__Requirements__:
In the entries that follow, the first line to write out is the one containing "Write a Python", and the last is the one containing "plt.rcParams['axes.unicode_minus'] = False". Reproduce that stretch exactly, with nothing before or after it.

__Data for this task__:
┏━━

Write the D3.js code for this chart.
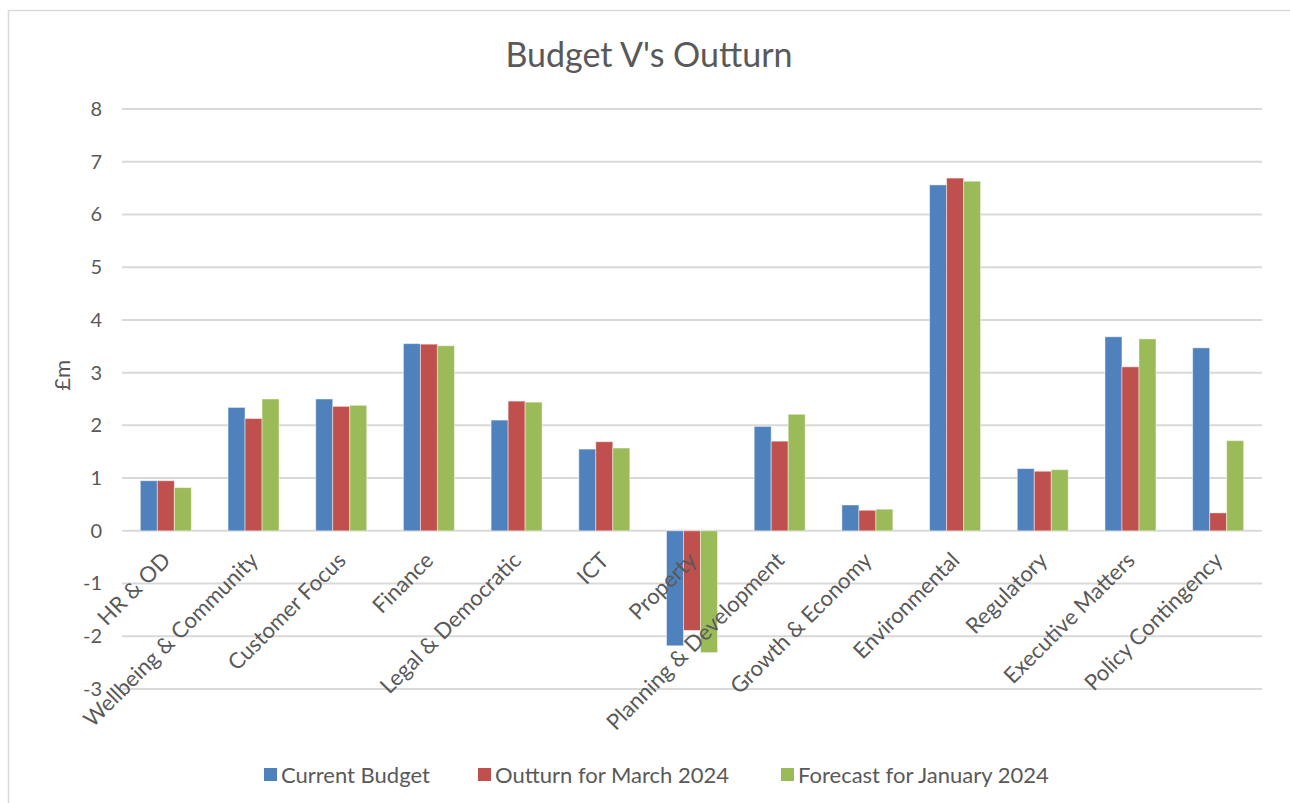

┗━━
┏━━

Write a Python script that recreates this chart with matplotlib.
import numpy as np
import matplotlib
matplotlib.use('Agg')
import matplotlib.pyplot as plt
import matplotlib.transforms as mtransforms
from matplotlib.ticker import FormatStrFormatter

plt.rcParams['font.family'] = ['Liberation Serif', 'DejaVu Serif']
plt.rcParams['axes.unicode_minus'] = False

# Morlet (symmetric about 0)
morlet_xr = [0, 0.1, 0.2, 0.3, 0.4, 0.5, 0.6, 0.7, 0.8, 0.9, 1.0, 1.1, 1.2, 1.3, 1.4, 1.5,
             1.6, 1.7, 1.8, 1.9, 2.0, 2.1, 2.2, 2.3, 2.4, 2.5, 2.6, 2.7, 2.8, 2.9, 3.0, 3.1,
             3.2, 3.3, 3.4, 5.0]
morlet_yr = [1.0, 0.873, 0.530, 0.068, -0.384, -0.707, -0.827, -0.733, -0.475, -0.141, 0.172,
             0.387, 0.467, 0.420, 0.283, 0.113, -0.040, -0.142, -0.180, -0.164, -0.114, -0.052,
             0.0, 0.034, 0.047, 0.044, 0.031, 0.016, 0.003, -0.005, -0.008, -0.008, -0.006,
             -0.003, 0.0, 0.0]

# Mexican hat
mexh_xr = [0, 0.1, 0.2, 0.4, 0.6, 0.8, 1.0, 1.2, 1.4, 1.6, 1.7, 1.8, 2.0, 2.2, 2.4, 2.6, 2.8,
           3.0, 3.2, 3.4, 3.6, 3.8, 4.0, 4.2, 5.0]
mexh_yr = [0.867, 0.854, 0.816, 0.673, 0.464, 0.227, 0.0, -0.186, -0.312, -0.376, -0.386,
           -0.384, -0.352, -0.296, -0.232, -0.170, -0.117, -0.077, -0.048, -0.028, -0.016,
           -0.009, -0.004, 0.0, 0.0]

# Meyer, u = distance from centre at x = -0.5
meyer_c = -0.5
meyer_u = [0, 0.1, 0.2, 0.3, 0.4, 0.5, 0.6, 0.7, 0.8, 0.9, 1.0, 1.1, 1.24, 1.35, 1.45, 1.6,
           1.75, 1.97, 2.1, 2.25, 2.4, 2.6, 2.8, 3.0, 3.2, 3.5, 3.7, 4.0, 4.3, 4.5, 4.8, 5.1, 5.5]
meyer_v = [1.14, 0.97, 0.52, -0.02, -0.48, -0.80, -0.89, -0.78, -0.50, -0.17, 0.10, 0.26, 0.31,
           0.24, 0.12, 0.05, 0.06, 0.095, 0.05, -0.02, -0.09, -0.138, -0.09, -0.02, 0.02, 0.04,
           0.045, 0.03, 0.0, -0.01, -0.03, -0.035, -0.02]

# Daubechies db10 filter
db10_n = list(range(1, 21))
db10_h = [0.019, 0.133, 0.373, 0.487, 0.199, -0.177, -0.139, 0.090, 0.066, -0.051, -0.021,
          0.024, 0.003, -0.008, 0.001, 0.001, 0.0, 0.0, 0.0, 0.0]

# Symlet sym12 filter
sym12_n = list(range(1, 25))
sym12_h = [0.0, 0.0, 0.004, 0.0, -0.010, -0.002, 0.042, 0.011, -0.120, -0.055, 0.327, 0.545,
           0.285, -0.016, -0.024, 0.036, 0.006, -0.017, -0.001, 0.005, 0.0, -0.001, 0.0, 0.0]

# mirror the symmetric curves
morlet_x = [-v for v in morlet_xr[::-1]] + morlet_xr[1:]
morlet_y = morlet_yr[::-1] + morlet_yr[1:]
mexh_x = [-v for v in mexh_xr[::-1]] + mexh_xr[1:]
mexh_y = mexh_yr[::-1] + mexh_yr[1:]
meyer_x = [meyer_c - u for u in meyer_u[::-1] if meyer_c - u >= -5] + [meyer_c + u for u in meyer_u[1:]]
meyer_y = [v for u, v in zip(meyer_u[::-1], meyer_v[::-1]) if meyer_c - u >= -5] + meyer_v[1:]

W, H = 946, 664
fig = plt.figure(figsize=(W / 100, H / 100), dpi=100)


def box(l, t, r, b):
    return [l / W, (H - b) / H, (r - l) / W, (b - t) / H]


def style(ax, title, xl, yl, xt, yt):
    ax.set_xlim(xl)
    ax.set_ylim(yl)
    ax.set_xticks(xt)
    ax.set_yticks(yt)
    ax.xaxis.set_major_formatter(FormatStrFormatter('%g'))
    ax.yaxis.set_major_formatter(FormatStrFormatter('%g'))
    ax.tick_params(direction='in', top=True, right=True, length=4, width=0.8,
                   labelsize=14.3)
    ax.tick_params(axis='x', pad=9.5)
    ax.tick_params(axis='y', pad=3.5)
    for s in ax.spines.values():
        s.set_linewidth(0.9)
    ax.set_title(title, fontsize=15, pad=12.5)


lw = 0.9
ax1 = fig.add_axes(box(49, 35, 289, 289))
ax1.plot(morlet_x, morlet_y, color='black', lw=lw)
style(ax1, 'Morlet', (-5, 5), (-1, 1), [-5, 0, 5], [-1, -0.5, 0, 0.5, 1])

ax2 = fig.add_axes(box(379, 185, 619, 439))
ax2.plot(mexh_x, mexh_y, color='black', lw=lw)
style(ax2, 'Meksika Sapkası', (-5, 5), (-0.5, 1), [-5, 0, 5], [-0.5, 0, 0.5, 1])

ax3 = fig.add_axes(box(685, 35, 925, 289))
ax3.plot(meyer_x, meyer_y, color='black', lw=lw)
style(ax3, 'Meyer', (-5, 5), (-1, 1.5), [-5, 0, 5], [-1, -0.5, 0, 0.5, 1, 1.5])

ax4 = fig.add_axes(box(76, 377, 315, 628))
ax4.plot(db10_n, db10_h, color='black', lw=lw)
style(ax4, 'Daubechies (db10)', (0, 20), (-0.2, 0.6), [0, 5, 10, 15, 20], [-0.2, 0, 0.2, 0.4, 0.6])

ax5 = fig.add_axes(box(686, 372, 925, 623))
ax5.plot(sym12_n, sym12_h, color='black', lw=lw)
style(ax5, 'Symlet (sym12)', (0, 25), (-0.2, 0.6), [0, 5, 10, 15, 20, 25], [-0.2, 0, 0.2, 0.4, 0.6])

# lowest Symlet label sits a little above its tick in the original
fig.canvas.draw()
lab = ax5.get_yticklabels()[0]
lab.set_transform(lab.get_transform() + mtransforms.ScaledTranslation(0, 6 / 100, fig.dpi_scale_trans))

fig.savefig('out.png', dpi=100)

┗━━

__Right answer__:
Write a Python script that recreates this chart with matplotlib.
import numpy as np
import matplotlib
matplotlib.use('Agg')
import matplotlib.pyplot as plt
import matplotlib.transforms as mtransforms
from matplotlib.ticker import FormatStrFormatter

plt.rcParams['font.family'] = ['Liberation Serif', 'DejaVu Serif']
plt.rcParams['axes.unicode_minus'] = False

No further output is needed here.